Repenser la partition libertés – sécurité à la lumière de l’état de guerre dans lequel nous nous trouvons maintenant. Il est certain que l’état d’urgence, qui est aussi qualifié d’état de guerre entraîne, qu’on le souhaite ou qu’on le rejette, une modification de l’exercice des libertés individuelles. Notre dispositif législatif est-il adapté ? Ces nouvelles données sont-elles prises en compte par la justice dans l’application des peines et des mesures de restriction des libertés ? Il ne s’agit pas d’empêcher que les libertés fondamentales puissent s’exercer mais il faut toujours avoir à l’esprit qu’elles comportent des risques. Il conviendra donc d’organiser les rassemblements qu’ils soient festifs, syndicaux, cultuels ou politiques avec cette contrainte que des mesures particulières de sécurité s’imposeront désormais.

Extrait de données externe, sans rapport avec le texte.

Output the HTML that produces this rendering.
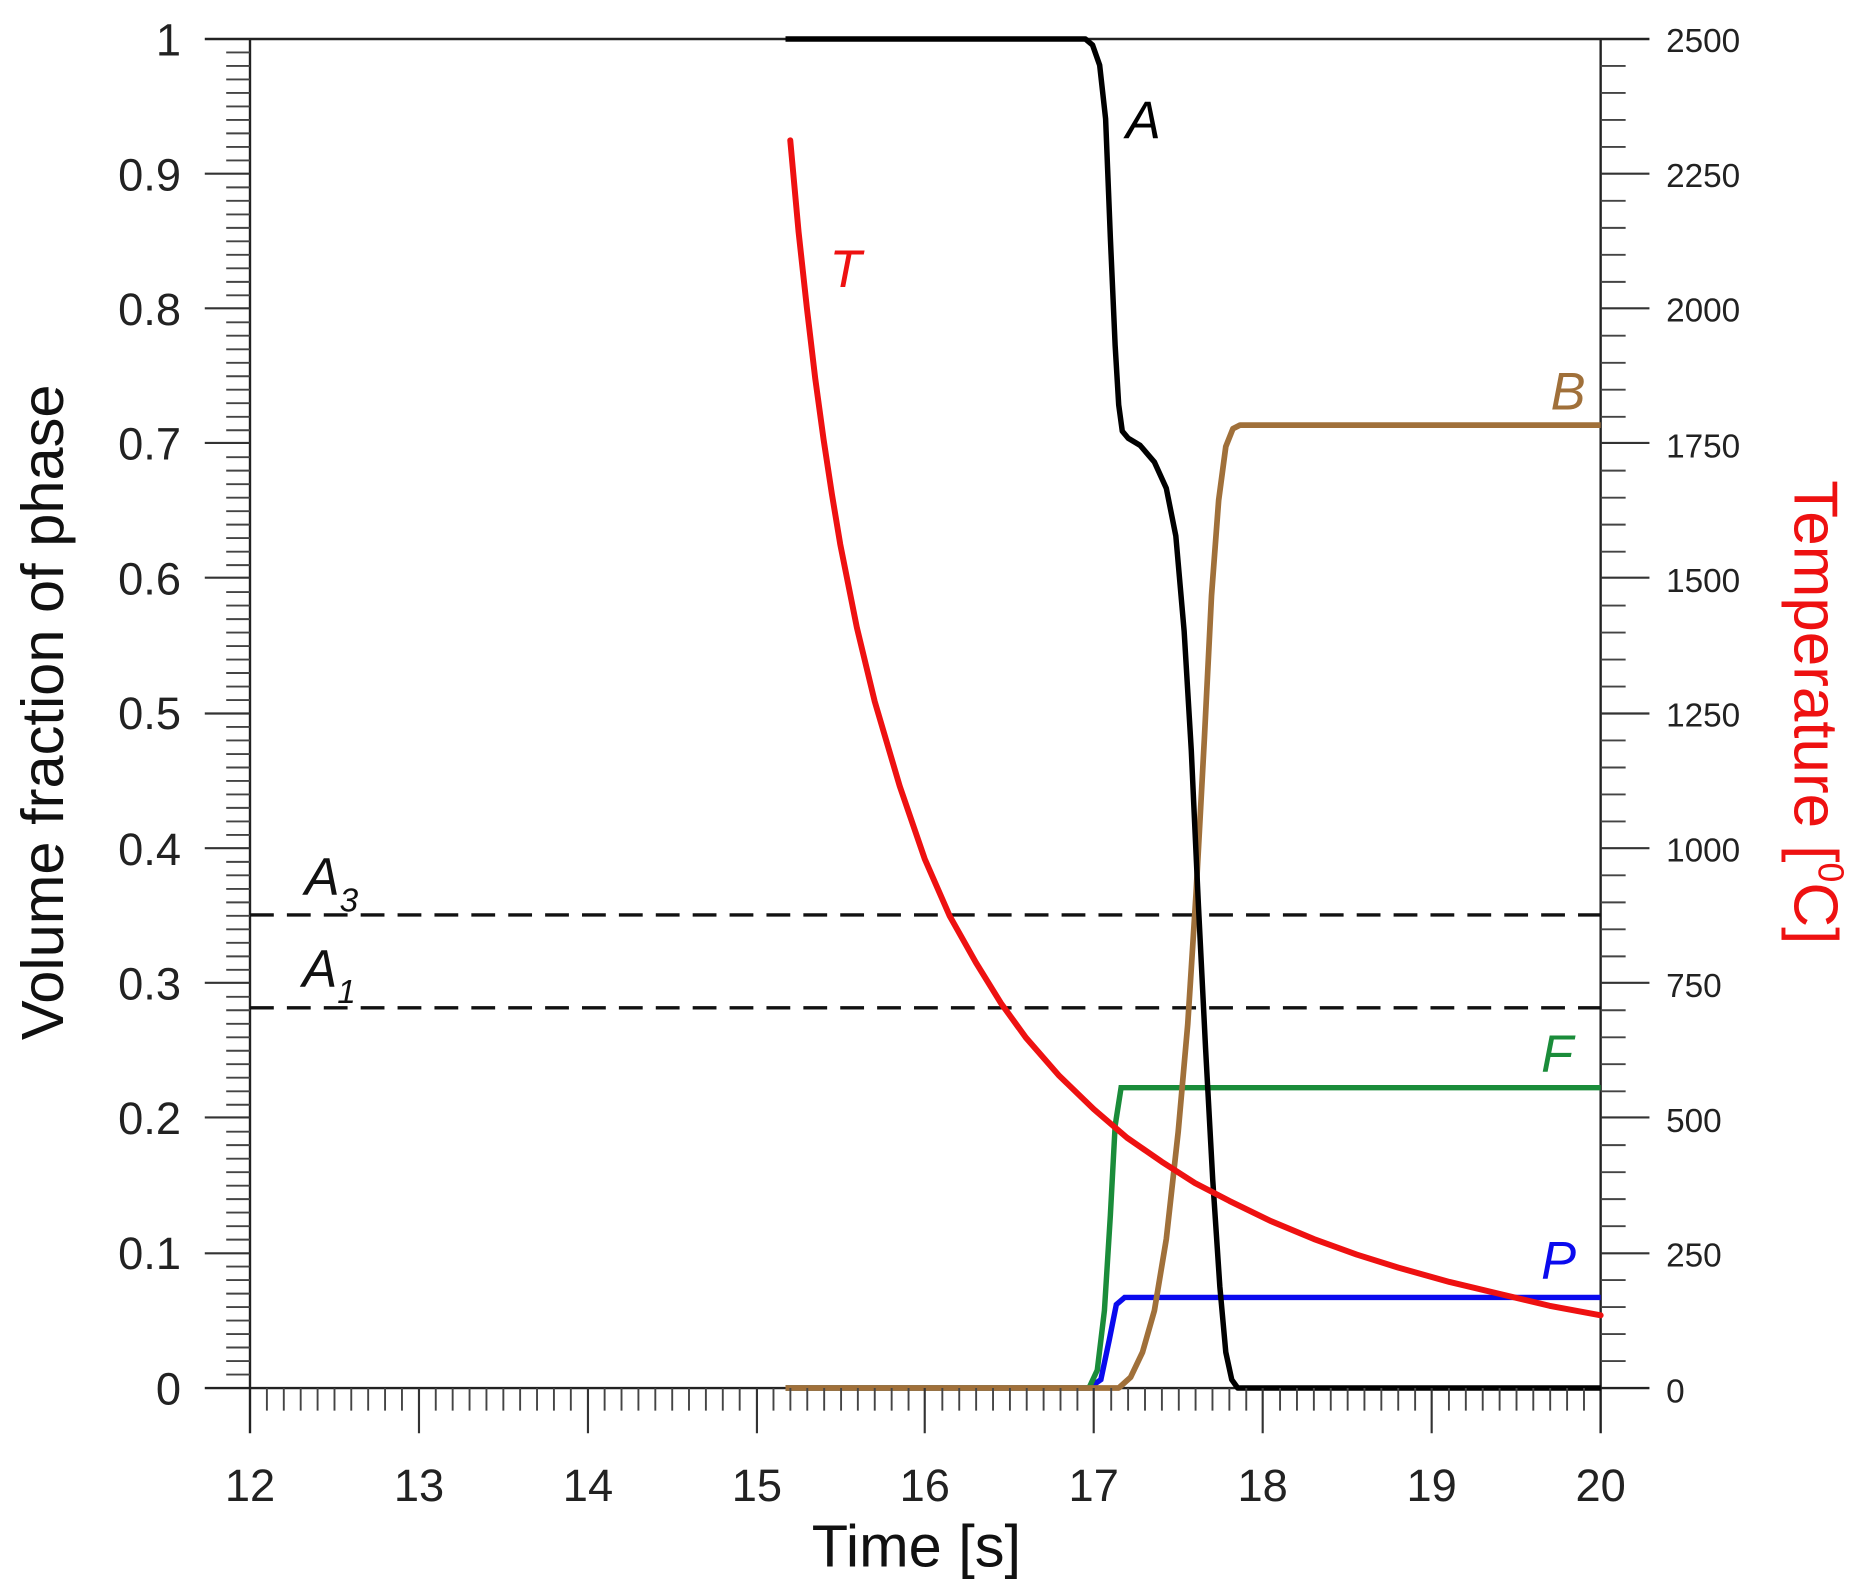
<!DOCTYPE html>
<html><head><meta charset="utf-8"><style>html,body{margin:0;padding:0;background:#fff}svg{display:block}</style></head>
<body>
<svg width="1866" height="1590" viewBox="0 0 1866 1590" xmlns="http://www.w3.org/2000/svg" font-family="'Liberation Sans', Arial, sans-serif">
<g transform="translate(250,39) scale(1.19,1.1917) translate(-210,-33)">
<path d="M172,33 H1386 M210,33 V1203 M172,1165 H1386 M1345,33 V1203" stroke="#222" stroke-width="2" fill="none"/>
<path d="M210,768 H1345 M210,846 H1345" stroke="#111" stroke-width="2.8" stroke-dasharray="20,11" fill="none"/>
<polyline points="660,1165 915,1165 925,1158 932,1125 938,1095 945,1089 1345,1089" stroke="#0a0aee" stroke-width="4.6" fill="none"/>
<polyline points="660,1165 915,1165 922,1150 928,1100 933,1020 937,945 942,913 1345,913" stroke="#1a8c3a" stroke-width="4.6" fill="none"/>
<polyline points="660,1165 940,1165 950,1156 960,1135 970,1100 980,1040 990,950 998,860 1005,750 1012,620 1018,500 1024,420 1030,375 1036,360 1042,357 1345,357" stroke="#a0703a" stroke-width="4.8" fill="none" stroke-linejoin="round"/>
<polyline points="660,33 912,33 918,38 924,55 929,100 933,200 937,290 940,340 943,362 948,368 958,374 970,388 980,410 988,450 995,530 1001,630 1007,760 1013,880 1019,990 1025,1080 1030,1135 1035,1158 1040,1165 1345,1165" stroke="#000" stroke-width="4.6" fill="none" stroke-linejoin="round"/>
<polyline points="664,118 671,195 678,259 685,318 692,369 699,415 706,457 720,527 735,589 756,660 777,721 798,769 820,808 841,842 862,871 890,903 919,931 947,955 976,975 1004,993 1033,1008 1068,1025 1104,1040 1140,1053 1175,1064 1218,1076 1260,1086 1302,1096 1345,1104" stroke="#ee1111" stroke-width="5" fill="none" stroke-linecap="round" stroke-linejoin="round"/>
<g font-style="italic" font-size="44">
<text x="946" y="116" fill="#000">A</text>
<text x="697" y="241" fill="#ee1111">T</text>
<text x="1303" y="344" fill="#a0703a">B</text>
<text x="1295" y="900" fill="#1a8c3a">F</text>
<text x="1295" y="1073" fill="#0a0aee">P</text>
<text x="256" y="751" fill="#111">A<tspan font-size="28" dy="14">3</tspan></text>
<text x="254" y="828" fill="#111">A<tspan font-size="28" dy="14">1</tspan></text>
</g>
<g font-size="38" fill="#222" text-anchor="end">
<text x="152" y="47">1</text><text x="152" y="160">0.9</text><text x="152" y="273">0.8</text><text x="152" y="386">0.7</text><text x="152" y="499">0.6</text><text x="152" y="612">0.5</text><text x="152" y="726">0.4</text><text x="152" y="839">0.3</text><text x="152" y="952">0.2</text><text x="152" y="1065">0.1</text><text x="152" y="1179">0</text>
</g>
<g font-size="38" fill="#222" text-anchor="middle">
<text x="210" y="1260">12</text><text x="352" y="1260">13</text><text x="494" y="1260">14</text><text x="636" y="1260">15</text><text x="777" y="1260">16</text><text x="919" y="1260">17</text><text x="1061" y="1260">18</text><text x="1203" y="1260">19</text><text x="1345" y="1260">20</text>
</g>
<g font-size="28" fill="#222">
<text x="1400" y="44">2500</text><text x="1400" y="157">2250</text><text x="1400" y="270">2000</text><text x="1400" y="384">1750</text><text x="1400" y="497">1500</text><text x="1400" y="610">1250</text><text x="1400" y="723">1000</text><text x="1400" y="837">750</text><text x="1400" y="950">500</text><text x="1400" y="1063">250</text><text x="1400" y="1177">0</text>
</g>
<text x="770" y="1315" font-size="50" fill="#111" text-anchor="middle">Time [s]</text>
<text transform="translate(53,598) rotate(-90)" font-size="50" fill="#111" text-anchor="middle">Volume fraction of phase</text>
<text transform="translate(1508,598) rotate(90)" font-size="52" fill="#ee1111" text-anchor="middle">Temperature [<tspan font-size="30" dy="-20">0</tspan><tspan dy="20">C]</tspan></text>
<path stroke="#333" stroke-width="1.8" fill="none" d="
M172,146H210 M172,259H210 M172,372H210 M172,485H210 M172,599H210 M172,712H210 M172,825H210 M172,938H210 M172,1052H210
M1345,146H1386 M1345,259H1386 M1345,372H1386 M1345,485H1386 M1345,599H1386 M1345,712H1386 M1345,825H1386 M1345,938H1386 M1345,1052H1386
M352,1165V1203 M494,1165V1203 M636,1165V1203 M777,1165V1203 M919,1165V1203 M1061,1165V1203 M1203,1165V1203
"/>
<path stroke="#444" stroke-width="1.6" fill="none" d="
M190,44.3H210 M190,55.6H210 M190,66.9H210 M190,78.3H210 M190,89.6H210 M190,100.9H210 M190,112.2H210 M190,123.6H210 M190,134.9H210 M190,157.5H210 M190,168.8H210 M190,180.2H210 M190,191.5H210 M190,202.8H210 M190,214.1H210 M190,225.4H210 M190,236.8H210 M190,248.1H210 M190,270.7H210 M190,282.0H210 M190,293.4H210 M190,304.7H210 M190,316.0H210 M190,327.3H210 M190,338.6H210 M190,350.0H210 M190,361.3H210 M190,383.9H210 M190,395.2H210 M190,406.6H210 M190,417.9H210 M190,429.2H210 M190,440.5H210 M190,451.8H210 M190,463.2H210 M190,474.5H210 M190,497.1H210 M190,508.4H210 M190,519.8H210 M190,531.1H210 M190,542.4H210 M190,553.7H210 M190,565.0H210 M190,576.4H210 M190,587.7H210 M190,610.3H210 M190,621.6H210 M190,633.0H210 M190,644.3H210 M190,655.6H210 M190,666.9H210 M190,678.2H210 M190,689.6H210 M190,700.9H210 M190,723.5H210 M190,734.8H210 M190,746.2H210 M190,757.5H210 M190,768.8H210 M190,780.1H210 M190,791.4H210 M190,802.8H210 M190,814.1H210 M190,836.7H210 M190,848.0H210 M190,859.4H210 M190,870.7H210 M190,882.0H210 M190,893.3H210 M190,904.6H210 M190,916.0H210 M190,927.3H210 M190,949.9H210 M190,961.2H210 M190,972.6H210 M190,983.9H210 M190,995.2H210 M190,1006.5H210 M190,1017.8H210 M190,1029.2H210 M190,1040.5H210 M190,1063.1H210 M190,1074.4H210 M190,1085.8H210 M190,1097.1H210 M190,1108.4H210 M190,1119.7H210 M190,1131.0H210 M190,1142.4H210 M190,1153.7H210
M1345,55.6H1366 M1345,78.3H1366 M1345,100.9H1366 M1345,123.6H1366 M1345,168.8H1366 M1345,191.5H1366 M1345,214.1H1366 M1345,236.8H1366 M1345,282.0H1366 M1345,304.7H1366 M1345,327.3H1366 M1345,350.0H1366 M1345,395.2H1366 M1345,417.9H1366 M1345,440.5H1366 M1345,463.2H1366 M1345,508.4H1366 M1345,531.1H1366 M1345,553.7H1366 M1345,576.4H1366 M1345,621.6H1366 M1345,644.3H1366 M1345,666.9H1366 M1345,689.6H1366 M1345,734.8H1366 M1345,757.5H1366 M1345,780.1H1366 M1345,802.8H1366 M1345,848.0H1366 M1345,870.7H1366 M1345,893.3H1366 M1345,916.0H1366 M1345,961.2H1366 M1345,983.9H1366 M1345,1006.5H1366 M1345,1029.2H1366 M1345,1074.4H1366 M1345,1097.1H1366 M1345,1119.7H1366 M1345,1142.4H1366
M224.2,1165V1184 M238.4,1165V1184 M252.6,1165V1184 M266.8,1165V1184 M281,1165V1184 M295.1,1165V1184 M309.3,1165V1184 M323.5,1165V1184 M337.7,1165V1184
M366.1,1165V1184 M380.3,1165V1184 M394.5,1165V1184 M408.7,1165V1184 M422.9,1165V1184 M437,1165V1184 M451.2,1165V1184 M465.4,1165V1184 M479.6,1165V1184
M508,1165V1184 M522.2,1165V1184 M536.4,1165V1184 M550.6,1165V1184 M564.8,1165V1184 M578.9,1165V1184 M593.1,1165V1184 M607.3,1165V1184 M621.5,1165V1184
M649.9,1165V1184 M664.1,1165V1184 M678.3,1165V1184 M692.5,1165V1184 M706.7,1165V1184 M720.8,1165V1184 M735,1165V1184 M749.2,1165V1184 M763.4,1165V1184
M791.8,1165V1184 M806,1165V1184 M820.2,1165V1184 M834.4,1165V1184 M848.6,1165V1184 M862.7,1165V1184 M876.9,1165V1184 M891.1,1165V1184 M905.3,1165V1184
M933.7,1165V1184 M947.9,1165V1184 M962.1,1165V1184 M976.3,1165V1184 M990.5,1165V1184 M1004.6,1165V1184 M1018.8,1165V1184 M1033,1165V1184 M1047.2,1165V1184
M1075.6,1165V1184 M1089.8,1165V1184 M1104,1165V1184 M1118.2,1165V1184 M1132.4,1165V1184 M1146.5,1165V1184 M1160.7,1165V1184 M1174.9,1165V1184 M1189.1,1165V1184
M1217.5,1165V1184 M1231.7,1165V1184 M1245.9,1165V1184 M1260.1,1165V1184 M1274.3,1165V1184 M1288.4,1165V1184 M1302.6,1165V1184 M1316.8,1165V1184 M1331,1165V1184
"/>
</g>
</svg>
</body></html>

Réorganiser les services de sécurité doit enfin être envisagé. La fusion des RG et de la DST, présentée comme permettant une plus grande efficacité n’a pas donné les résultats espérés. Les politiques encore une fois dans ce domaine se sont trompés. Les missions et les cultures professionnelles de ces deux entités font que la mayonnaise n’a pas pris. Il faut en tirer les conséquences. Pourtant cela n’a pas été fait et, au lieu de conserver la structure « direction centrale » du renseignement intérieur, on en a fait une direction générale. Cette administration est maintenant placée au même plan que la Direction générale de la police nationale ou de la Gendarmerie nationale. On divise, on segmente les services au lieu de les regrouper et ce faisant on doublonne. Il faut en réalité constituer un maillage qui fait remonter vers une entité unique ce qu’il est convenu d’appeler les « signaux faibles ». Une organisation centralisée est la seule chance de faire en sorte que ces informations du bas de l’escalier récoltées par une police à l’ancienne, parviennent à des spécialistes formés à l’analyse et par conséquent à leur exploitation.
Nous sommes dans une situation de guerre qui selon les spécialistes est appelée à durer pour la raison qu’en face se trouve une idéologie. Celle-ci a une visée expansionniste ? Aucun dispositif de sécurité ne sera jamais parfaitement étanche. Nous ne devons pas perdre nos valeurs de démocratie, de liberté et de laïcité ; la folie sécuritaire ne doit pas nous diviser. Mais certains politiques, qui ne sont guidés que par une surenchère électoraliste en cette période de primaires, se comportent comme des minables, des petits, des diviseurs, des vecteurs de conflit. Ils ne se rendent même pas compte que leurs propos portent en germe les bases d’une guerre civile.
La sécurité, notre sécurité, est une chose bien trop sérieuse pour continuer à être confiée à des politiques. Ils se sont d’eux-mêmes disqualifiés.